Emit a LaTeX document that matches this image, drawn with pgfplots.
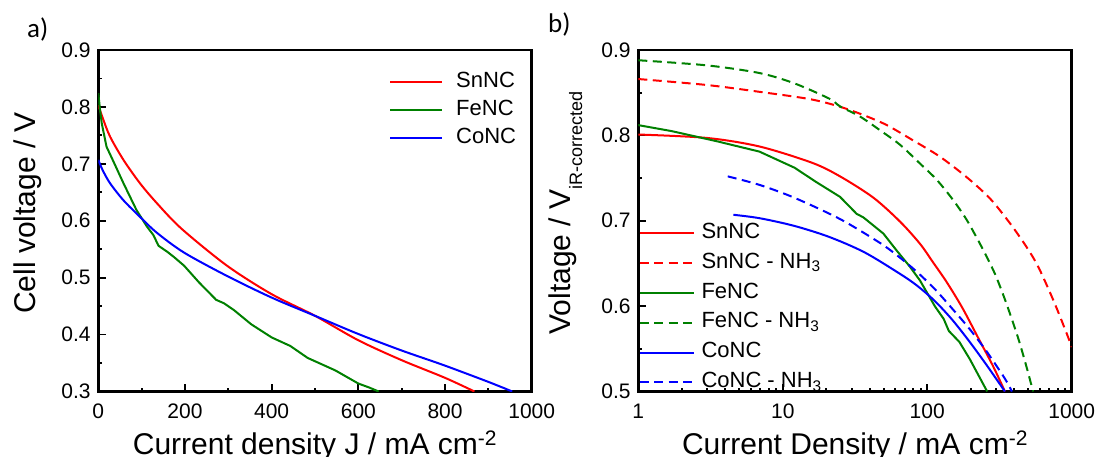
\documentclass[border=0pt]{standalone}
\usepackage{fontspec}
\setmainfont{Liberation Sans}
\newfontfamily\labelfont{Carlito}
\usepackage{pgfplots}
\pgfplotsset{compat=1.18}

\definecolor{snred}{RGB}{255,0,0}
\definecolor{fegreen}{RGB}{0,128,0}
\definecolor{coblue}{RGB}{0,0,255}

\pgfplotsset{
  panel/.style={
    scale only axis, width=433.4pt, height=341.5pt, anchor=south west,
    axis line style={line width=2.6pt},
    tick style={black, line width=1.8pt},
    major tick length=7.7pt, minor tick length=3.8pt,
    tick align=inside, xtick pos=bottom, ytick pos=left,
    /pgf/number format/assume math mode=true,
    tick label style={font=\fontsize{21}{21}\selectfont},
    xticklabel style={anchor=base, yshift=-27pt},
    yticklabel style={anchor=east, inner sep=0pt, xshift=-7.5pt},
    label style={font=\fontsize{30}{30}\selectfont},
    xlabel style={at={(axis description cs:0.5,-0.1853)}, anchor=base},
    ylabel style={anchor=base},
    legend cell align=left,
    every axis plot/.append style={line width=2pt},
  },
  nh3/.style={dash pattern=on 9pt off 5.5pt},
}

\begin{document}
\begin{tikzpicture}
\path[use as bounding box] (0pt,0pt) rectangle (1100pt,457pt);
\node[anchor=base west, inner sep=0pt, font=\labelfont\fontsize{27}{27}\selectfont] at (27pt,419pt) {a)};
\node[anchor=base west, inner sep=0pt, font=\labelfont\fontsize{27}{27}\selectfont] at (548pt,424pt) {b)};

% a) polarisation curves, linear
\begin{axis}[panel, at={(98.3pt,65.5pt)},
    xmin=0, xmax=1000, ymin=0.3, ymax=0.9,
    xtick={0,200,400,600,800,1000}, xticklabels={0,200,400,600,800,1000},
    minor xtick={100,300,500,700,900},
    ytick={0.3,0.4,0.5,0.6,0.7,0.8,0.9}, yticklabels={0.3,0.4,0.5,0.6,0.7,0.8,0.9},
    minor ytick={0.35,0.45,0.55,0.65,0.75,0.85},
    xlabel={Current density J / mA cm\textsuperscript{-2}},
    ylabel={Cell voltage / V},
    ylabel style={at={(axis description cs:-0.146,0.523)}},
    legend style={at={(axis description cs:0.6708,0.938)}, anchor=north west,
      draw=none, fill=none, inner sep=0pt, row sep=5.9pt, column sep=13pt,
      nodes={inner sep=0pt, text height=16pt, text depth=6pt, font=\fontsize{22}{22}\selectfont}},
    legend image code/.code={\draw[#1] (0pt,0pt) -- (52pt,0pt);},
  ]
  \addplot[snred, smooth] coordinates {
    (0,0.803) (10,0.781) (27,0.748) (58,0.707) (96,0.666) (135,0.631) (192,0.586)
    (297,0.521) (400,0.471) (500,0.433) (600,0.390) (700,0.355) (800,0.324) (868,0.300)};
  \addplot[fegreen] coordinates {
    (0,0.824) (4,0.795) (8,0.771) (19,0.730) (35,0.704) (58,0.666) (88,0.619)
    (112,0.590) (127,0.575) (139,0.556) (160,0.545) (175,0.536) (198,0.521)
    (232,0.492) (272,0.461) (290,0.455) (313,0.443) (353,0.418) (400,0.395)
    (443,0.380) (483,0.359) (547,0.337) (600,0.314) (625,0.307) (647,0.300)};
  \addplot[coblue, smooth] coordinates {
    (0,0.707) (10,0.689) (27,0.666) (58,0.636) (96,0.607) (135,0.579) (198,0.544)
    (297,0.503) (400,0.465) (500,0.433) (600,0.401) (700,0.372) (798,0.346)
    (903,0.316) (955,0.300)};
  \legend{SnNC, FeNC, CoNC}
\end{axis}

% b) iR-corrected, log current
\begin{axis}[panel, at={(638.3pt,65.5pt)}, xmode=log,
    xmin=1, xmax=1000, ymin=0.5, ymax=0.9,
    xtick={1,10,100,1000}, xticklabels={1,10,100,1000},
    minor xtick={2,3,4,5,6,7,8,9,20,30,40,50,60,70,80,90,200,300,400,500,600,700,800,900},
    ytick={0.5,0.6,0.7,0.8,0.9}, yticklabels={0.5,0.6,0.7,0.8,0.9},
    minor ytick={0.55,0.65,0.75,0.85},
    xlabel={Current Density / mA cm\textsuperscript{-2}},
    ylabel={Voltage / V\raisebox{-12pt}{\fontsize{18}{18}\selectfont iR-corrected}},
    ylabel style={at={(axis description cs:-0.1576,0.523)}},
    legend style={at={(axis description cs:0,0.4955)}, anchor=north west,
      draw=none, fill=none, inner sep=0pt, row sep=7.8pt, column sep=7pt,
      nodes={inner sep=0pt, text height=16pt, text depth=6pt, font=\fontsize{22}{22}\selectfont}},
    legend image code/.code={\draw[#1] (0pt,0pt) -- (54pt,0pt);},
  ]
  \addplot[snred, smooth] coordinates {
    (1,0.801) (2.98,0.797) (6.89,0.787) (15.9,0.768) (24.9,0.752) (42.4,0.727)
    (64.8,0.699) (89.1,0.673) (110,0.651) (136.5,0.628) (175,0.598) (225,0.563)
    (285,0.530) (345,0.500)};
  \addplot[snred, nh3, smooth] coordinates {
    (1,0.866) (2.98,0.859) (6.9,0.851) (15.9,0.842) (27.7,0.831) (49.7,0.814)
    (80,0.794) (122.5,0.775) (187.6,0.751) (272,0.726) (374,0.697) (488,0.669)
    (587,0.646) (746,0.607) (923,0.568) (1000,0.552)};
  \addplot[fegreen] coordinates {
    (1,0.812) (1.7,0.805) (3.52,0.793) (6.89,0.781) (12.1,0.762) (16.8,0.746)
    (24.9,0.728) (32.5,0.708) (36.1,0.704) (49.7,0.685) (61.5,0.665) (76,0.646)
    (89.1,0.630) (112.8,0.600) (130,0.585) (141,0.571) (167,0.558) (197,0.538) (260,0.500)};
  \addplot[fegreen, nh3, smooth] coordinates {
    (1,0.888) (2.98,0.882) (6.9,0.873) (12,0.861) (21,0.843) (24.9,0.834)
    (34.3,0.822) (47.1,0.806) (64.8,0.789) (89.1,0.767) (116.3,0.748) (151.5,0.724)
    (187.6,0.701) (231.8,0.673) (272,0.650) (302.5,0.633) (355,0.602) (427,0.562)
    (490,0.527) (540,0.500)};
  \addplot[coblue, smooth] coordinates {
    (4.55,0.707) (6.9,0.703) (12,0.694) (21,0.681) (36.8,0.663) (64.5,0.638)
    (85,0.624) (112.8,0.606) (149,0.584) (197,0.558) (260,0.530) (345,0.500)};
  \addplot[coblue, nh3, smooth] coordinates {
    (4.16,0.752) (6.9,0.742) (12,0.727) (24.9,0.702) (47.1,0.674) (64.5,0.657)
    (85,0.640) (112.8,0.620) (149,0.597) (197,0.573) (260,0.546) (345,0.515)
    (386,0.500)};
  \legend{SnNC, SnNC - NH\textsubscript{3}, FeNC, FeNC - NH\textsubscript{3}, CoNC, CoNC - NH\textsubscript{3}}
\end{axis}
\end{tikzpicture}
\end{document}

> **Given problem**: Repeat the data exactly, dropping every picture it holds.

> **Written response**:
Emit a LaTeX document that matches this image, drawn with pgfplots.
\documentclass[border=0pt]{standalone}
\usepackage{fontspec}
\setmainfont{Liberation Sans}
\newfontfamily\labelfont{Carlito}
\usepackage{pgfplots}
\pgfplotsset{compat=1.18}

\definecolor{snred}{RGB}{255,0,0}
\definecolor{fegreen}{RGB}{0,128,0}
\definecolor{coblue}{RGB}{0,0,255}

\pgfplotsset{
  panel/.style={
    scale only axis, width=433.4pt, height=341.5pt, anchor=south west,
    axis line style={line width=2.6pt},
    tick style={black, line width=1.8pt},
    major tick length=7.7pt, minor tick length=3.8pt,
    tick align=inside, xtick pos=bottom, ytick pos=left,
    /pgf/number format/assume math mode=true,
    tick label style={font=\fontsize{21}{21}\selectfont},
    xticklabel style={anchor=base, yshift=-27pt},
    yticklabel style={anchor=east, inner sep=0pt, xshift=-7.5pt},
    label style={font=\fontsize{30}{30}\selectfont},
    xlabel style={at={(axis description cs:0.5,-0.1853)}, anchor=base},
    ylabel style={anchor=base},
    legend cell align=left,
    every axis plot/.append style={line width=2pt},
  },
  nh3/.style={dash pattern=on 9pt off 5.5pt},
}

\begin{document}
\begin{tikzpicture}
\path[use as bounding box] (0pt,0pt) rectangle (1100pt,457pt);
\node[anchor=base west, inner sep=0pt, font=\labelfont\fontsize{27}{27}\selectfont] at (27pt,419pt) {a)};
\node[anchor=base west, inner sep=0pt, font=\labelfont\fontsize{27}{27}\selectfont] at (548pt,424pt) {b)};

% a) polarisation curves, linear
\begin{axis}[panel, at={(98.3pt,65.5pt)},
    xmin=0, xmax=1000, ymin=0.3, ymax=0.9,
    xtick={0,200,400,600,800,1000}, xticklabels={0,200,400,600,800,1000},
    minor xtick={100,300,500,700,900},
    ytick={0.3,0.4,0.5,0.6,0.7,0.8,0.9}, yticklabels={0.3,0.4,0.5,0.6,0.7,0.8,0.9},
    minor ytick={0.35,0.45,0.55,0.65,0.75,0.85},
    xlabel={Current density J / mA cm\textsuperscript{-2}},
    ylabel={Cell voltage / V},
    ylabel style={at={(axis description cs:-0.146,0.523)}},
    legend style={at={(axis description cs:0.6708,0.938)}, anchor=north west,
      draw=none, fill=none, inner sep=0pt, row sep=5.9pt, column sep=13pt,
      nodes={inner sep=0pt, text height=16pt, text depth=6pt, font=\fontsize{22}{22}\selectfont}},
    legend image code/.code={\draw[#1] (0pt,0pt) -- (52pt,0pt);},
  ]
  \addplot[snred, smooth] coordinates {
    (0,0.803) (10,0.781) (27,0.748) (58,0.707) (96,0.666) (135,0.631) (192,0.586)
    (297,0.521) (400,0.471) (500,0.433) (600,0.390) (700,0.355) (800,0.324) (868,0.300)};
  \addplot[fegreen] coordinates {
    (0,0.824) (4,0.795) (8,0.771) (19,0.730) (35,0.704) (58,0.666) (88,0.619)
    (112,0.590) (127,0.575) (139,0.556) (160,0.545) (175,0.536) (198,0.521)
    (232,0.492) (272,0.461) (290,0.455) (313,0.443) (353,0.418) (400,0.395)
    (443,0.380) (483,0.359) (547,0.337) (600,0.314) (625,0.307) (647,0.300)};
  \addplot[coblue, smooth] coordinates {
    (0,0.707) (10,0.689) (27,0.666) (58,0.636) (96,0.607) (135,0.579) (198,0.544)
    (297,0.503) (400,0.465) (500,0.433) (600,0.401) (700,0.372) (798,0.346)
    (903,0.316) (955,0.300)};
  \legend{SnNC, FeNC, CoNC}
\end{axis}

% b) iR-corrected, log current
\begin{axis}[panel, at={(638.3pt,65.5pt)}, xmode=log,
    xmin=1, xmax=1000, ymin=0.5, ymax=0.9,
    xtick={1,10,100,1000}, xticklabels={1,10,100,1000},
    minor xtick={2,3,4,5,6,7,8,9,20,30,40,50,60,70,80,90,200,300,400,500,600,700,800,900},
    ytick={0.5,0.6,0.7,0.8,0.9}, yticklabels={0.5,0.6,0.7,0.8,0.9},
    minor ytick={0.55,0.65,0.75,0.85},
    xlabel={Current Density / mA cm\textsuperscript{-2}},
    ylabel={Voltage / V\raisebox{-12pt}{\fontsize{18}{18}\selectfont iR-corrected}},
    ylabel style={at={(axis description cs:-0.1576,0.523)}},
    legend style={at={(axis description cs:0,0.4955)}, anchor=north west,
      draw=none, fill=none, inner sep=0pt, row sep=7.8pt, column sep=7pt,
      nodes={inner sep=0pt, text height=16pt, text depth=6pt, font=\fontsize{22}{22}\selectfont}},
    legend image code/.code={\draw[#1] (0pt,0pt) -- (54pt,0pt);},
  ]
  \addplot[snred, smooth] coordinates {
    (1,0.801) (2.98,0.797) (6.89,0.787) (15.9,0.768) (24.9,0.752) (42.4,0.727)
    (64.8,0.699) (89.1,0.673) (110,0.651) (136.5,0.628) (175,0.598) (225,0.563)
    (285,0.530) (345,0.500)};
  \addplot[snred, nh3, smooth] coordinates {
    (1,0.866) (2.98,0.859) (6.9,0.851) (15.9,0.842) (27.7,0.831) (49.7,0.814)
    (80,0.794) (122.5,0.775) (187.6,0.751) (272,0.726) (374,0.697) (488,0.669)
    (587,0.646) (746,0.607) (923,0.568) (1000,0.552)};
  \addplot[fegreen] coordinates {
    (1,0.812) (1.7,0.805) (3.52,0.793) (6.89,0.781) (12.1,0.762) (16.8,0.746)
    (24.9,0.728) (32.5,0.708) (36.1,0.704) (49.7,0.685) (61.5,0.665) (76,0.646)
    (89.1,0.630) (112.8,0.600) (130,0.585) (141,0.571) (167,0.558) (197,0.538) (260,0.500)};
  \addplot[fegreen, nh3, smooth] coordinates {
    (1,0.888) (2.98,0.882) (6.9,0.873) (12,0.861) (21,0.843) (24.9,0.834)
    (34.3,0.822) (47.1,0.806) (64.8,0.789) (89.1,0.767) (116.3,0.748) (151.5,0.724)
    (187.6,0.701) (231.8,0.673) (272,0.650) (302.5,0.633) (355,0.602) (427,0.562)
    (490,0.527) (540,0.500)};
  \addplot[coblue, smooth] coordinates {
    (4.55,0.707) (6.9,0.703) (12,0.694) (21,0.681) (36.8,0.663) (64.5,0.638)
    (85,0.624) (112.8,0.606) (149,0.584) (197,0.558) (260,0.530) (345,0.500)};
  \addplot[coblue, nh3, smooth] coordinates {
    (4.16,0.752) (6.9,0.742) (12,0.727) (24.9,0.702) (47.1,0.674) (64.5,0.657)
    (85,0.640) (112.8,0.620) (149,0.597) (197,0.573) (260,0.546) (345,0.515)
    (386,0.500)};
  \legend{SnNC, SnNC - NH\textsubscript{3}, FeNC, FeNC - NH\textsubscript{3}, CoNC, CoNC - NH\textsubscript{3}}
\end{axis}
\end{tikzpicture}
\end{document}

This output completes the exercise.